Skiing the urban wilds requires some ethics, know-how
In the 1990s, the backcountry ski slopes around southcentral Alaska were quiet. Only a few dedicated pinheads skied the area’s road-accessible powder. Since then, the popularity of backcountry skiing has exploded. Now these slopes are often crowded and can become chewed-up crud a day after a storm.
While backcountry skiing keeps people fit and happy and powder is a renewable resource, problems can develop when skiers gravitate to the same backcountry slopes. Crowded slopes can lead to conflict and, more seriously, avalanche accidents. This is because the standard rules for backcountry decision-making do not apply to crowded slopes.

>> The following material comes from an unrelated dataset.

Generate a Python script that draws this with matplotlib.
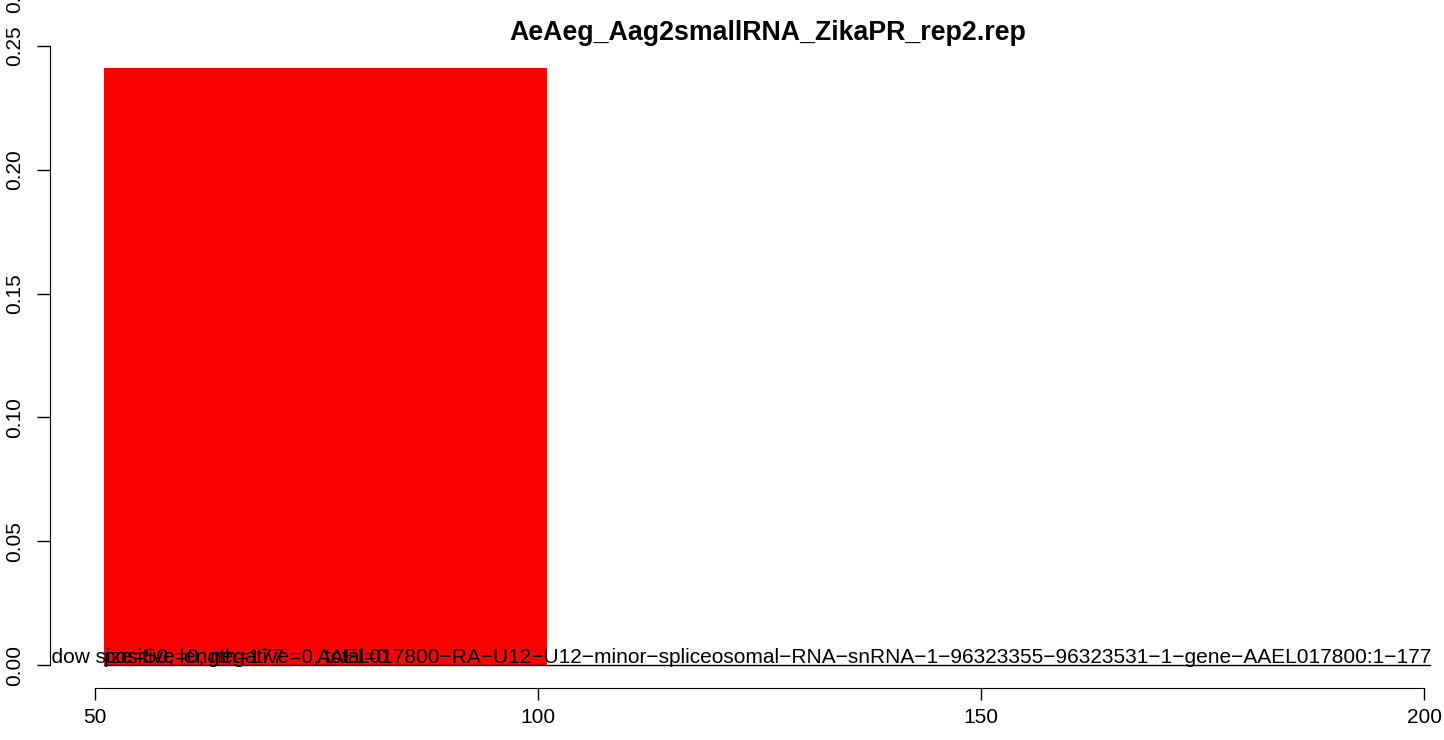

For starters, we’ve learned that mixing backcountry skiers with mechanized users creates conflict. Backcountry skiers are after solitude and tranquility, while snowmachiners and heli-skiers fundamentally create more noise and use more terrain. Machines aside, backcountry skiers have developed some standard ethics to avoid tension and accidents on crowded backcountry slopes. Some of these are common courtesy, others are critical for avoiding avalanche danger:
• In avalanche terrain, don’t ski down onto other parties.
• In avalanche terrain, don’t approach a slope if skiers are already skiing down.
• Spoon tracks to conserve powder.
• Save yelling for an avalanche.
• Booters should make a separate track rather than boot up the skin track.
• Build safe and efficient skin tracks for everyone: Ascend on low-angle terrain, away from avalanche runouts; keep the track angle low, for the weakest skinners and for when the track becomes hard packed; and avoid kick turns by using natural benches to make rounded turns.
While these ethics help, they are not straightforward in application, multiple groups ski the same backcountry slope. People differ in their concern for others and their ability to manage avalanche danger. Plus, this is public land — everyone has equal right to use it how they like. There are no rules for backcountry skiing and there is no single right way to do things. That’s the beauty of backcountry skiing — you can do whatever you want, just as long as you don’t hurt anyone.
As Biff America says, “Sometimes you need to remind yourself to seize the day, live and let live, and remember that (other than being safe), there are no rules.”
Perhaps the most fundamental way to help the flow and safety on crowded slopes is to manage yourself and act with humility toward others. Some people feel inclined to yell at others in an attempt to enforce backcountry ski ethics. Rest assured that backcountry yellers probably have backcountry burnout. They have been doing the same thing for too long. It’s time for them to get out of their comfort zone and to travel to where they feel insignificant again. Likewise, do not get flustered if a skier cuts in line for first tracks — they have greater problems to deal with.
Your job is to abide by backcountry ethics, not to enforce them. Do this by setting a good example and promoting avalanche education. Work around other skiers and have compassion. For example, consider that making a new skin track is easier than making a booter. It’s also easier than telling off a naive 19-year-old. On the other hand, a gentle reminder to a naive user could sidestep an accident. Should you say something or not? It’s a difficult question, but in the end, an accident becomes everyone’s problem.
Another point of contention on crowded slopes is interpreting snow stability. Perception of snow stability is often based on a skier’s experience and risk acceptance. For example, a backcountry novice, fresh out of a Level One avalanche class, may be wary of any snow-covered slope over 25 degrees. On some days, snow is stable and it doesn’t matter if someone is skiing down on top of you, but not everyone will feel the same way. Respect the comfort zones of other skiers. If you don’t like crowds then go somewhere else. Lucky for us, 99 percent of Alaska’s backcountry is untracked.